Justin’s Japan: Theatre Review — ‘Kutsukake Tokijiro’ an Inspired Yakuza Yarn
By JQ magazine editor Justin Tedaldi (CIR Kobe-shi, 2001-02) for Examiner.com. Visit his page here for related stories.
Mounting a 1920s Japanese gangster play with J-pop flavored fillips may seem like a tough sell, but the new Off-Off-Broadway production of Kutsukake Tokijiro is a successful hybrid that should appeal to fans of “world” stage productions.

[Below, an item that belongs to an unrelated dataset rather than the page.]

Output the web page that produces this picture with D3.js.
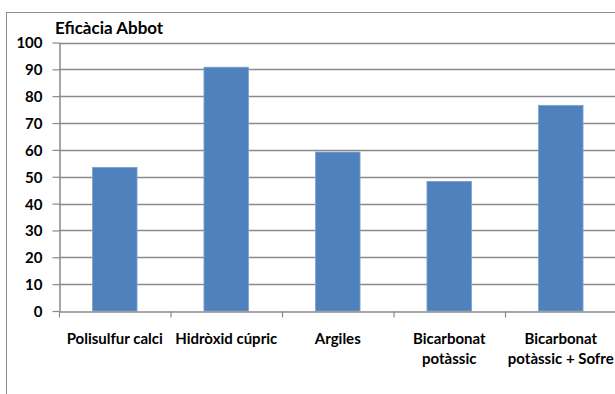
<!DOCTYPE html>
<html>
<head>
<meta charset="utf-8">
<script src="https://cdn.jsdelivr.net/npm/d3@7"></script>
<style>
  html, body { margin: 0; padding: 0; background: #fff; }
  svg { display: block; }
  text { font-family: Lato, "Open Sans", sans-serif; font-weight: bold; fill: #000; }
</style>
</head>
<body>
<svg id="chart" width="615" height="394"></svg>
<script>
// Abbot efficacy per treatment
const categories = [
  ["Polisulfur calci"],
  ["Hidròxid cúpric"],
  ["Argiles"],
  ["Bicarbonat", "potàssic"],
  ["Bicarbonat", "potàssic + Sofre"]
];
const efficacy = [53.5, 90.8, 59.2, 48.3, 76.6];
const yTicks = [0, 10, 20, 30, 40, 50, 60, 70, 80, 90, 100];
const chartTitle = "Eficàcia Abbot";

const svg = d3.select("#chart");
const gridColor = "#8a8a8a";

// outer chart frame (runs past the right and bottom edges)
svg.append("rect")
  .attr("x", 6.5).attr("y", 12.5)
  .attr("width", 700).attr("height", 500)
  .attr("fill", "#fff")
  .attr("stroke", "#8e8e8e").attr("stroke-width", 1);

const plot = { left: 59, top: 42.5, bottom: 311, band: 111.5 };
plot.right = plot.left + plot.band * categories.length;

const x = d3.scaleBand()
  .domain(d3.range(categories.length))
  .range([plot.left, plot.right])
  .paddingInner(0.6).paddingOuter(0.3);

const y = d3.scaleLinear().domain([0, 100]).range([plot.bottom, plot.top]);

// horizontal gridlines
svg.append("g")
  .selectAll("line")
  .data(yTicks.filter(t => t > 0))
  .join("line")
  .attr("x1", plot.left).attr("x2", plot.right)
  .attr("y1", d => Math.round(y(d)) + 0.5).attr("y2", d => Math.round(y(d)) + 0.5)
  .attr("stroke", gridColor).attr("stroke-width", 1.5);

// bars
svg.append("g")
  .selectAll("rect")
  .data(efficacy)
  .join("rect")
  .attr("x", (d, i) => x(i))
  .attr("width", x.bandwidth())
  .attr("y", d => y(d))
  .attr("height", d => y(0) - y(d))
  .attr("fill", "#4f81bd")
  .attr("stroke", "#7ea3d0").attr("stroke-width", 0.8);

// y axis
const yAxis = d3.axisLeft(y).tickValues(yTicks).tickSize(7).tickPadding(10).tickSizeOuter(0);
const gy = svg.append("g")
  .attr("transform", `translate(${plot.left + 0.5},0)`)
  .call(yAxis);
gy.select(".domain").attr("stroke", gridColor).attr("stroke-width", 1.5);
gy.selectAll(".tick line").attr("stroke", gridColor).attr("stroke-width", 1.2);
gy.selectAll(".tick text")
  .attr("font-family", "Lato, sans-serif")
  .attr("font-size", 15).attr("font-weight", "bold").attr("fill", "#000")
  .attr("dy", "0.36em");

// x axis baseline and category ticks
const xScaleEdges = d3.scaleLinear().domain([0, categories.length]).range([plot.left, plot.right]);
const xAxis = d3.axisBottom(xScaleEdges).tickValues(d3.range(categories.length + 1))
  .tickSize(6).tickSizeOuter(0).tickFormat("");
const gx = svg.append("g")
  .attr("transform", `translate(0,${plot.bottom + 0.5})`)
  .call(xAxis);
gx.select(".domain").attr("stroke", gridColor).attr("stroke-width", 1.5);
gx.selectAll(".tick line").attr("stroke", gridColor).attr("stroke-width", 1.2);

// category labels (wrapped over two lines where needed)
const labels = svg.append("g")
  .selectAll("text")
  .data(categories)
  .join("text")
  .attr("text-anchor", "middle")
  .attr("font-size", 15);
labels.selectAll("tspan")
  .data((d, i) => d.map((line, j) => ({ line, j, i })))
  .join("tspan")
  .attr("x", d => x(d.i) + x.bandwidth() / 2)
  .attr("y", d => 344 + d.j * 19.5)
  .text(d => d.line);

// chart title
svg.append("text")
  .attr("x", 55).attr("y", 34)
  .attr("font-size", 17)
  .text(chartTitle);
</script>
</body>
</html>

Opening last week at Tribeca’s Flea Theater and running through Nov. 27, Kutsukake Tokijiro (if you can pronounce it, you’ve probably already seen it) caps a nearly three-year journey to the stage by New York’s Kurotama Kikaku Company and its artistic director, Jun Kim. A native of Japan with Korean heritage, Kim is an actor, dancer, and director of the show, doing double duty in the opening scenes as Mutsuda-no-Sanzo, the target of the titular Tokijiro (played with noble gravitas by Yasu Suzuki).
If these names sound hoary, consider the source material: written by Shin Hasegawa in 1928, KT is a hallmark of Japanese popular theatre, based in turn upon on a 19th century Japanese Yakuza/lone gambler story cut almost from the same cloth as the Spaghetti Western. In its first-ever English translation by the venerable Keiko Tsuneda, KT is reborn for an American audience.
Kim’s vision for a 21st century KT is to inject Japanese pop culture animation and folk songs as well as the dance movements of Noh, Kabuki and contemporary dance to form a “J-pop Theatre.” This is achieved via Japanese-language scenes between Tokijiro and his rivals (English supertitles are helpfully flashed above center stage) and through his more tender moments with Sanzo’s widow, Okinu (Hiroko Yonekura), whom Tokijiro elopes with along with her young son Tarokichi (Asuka Morinaga).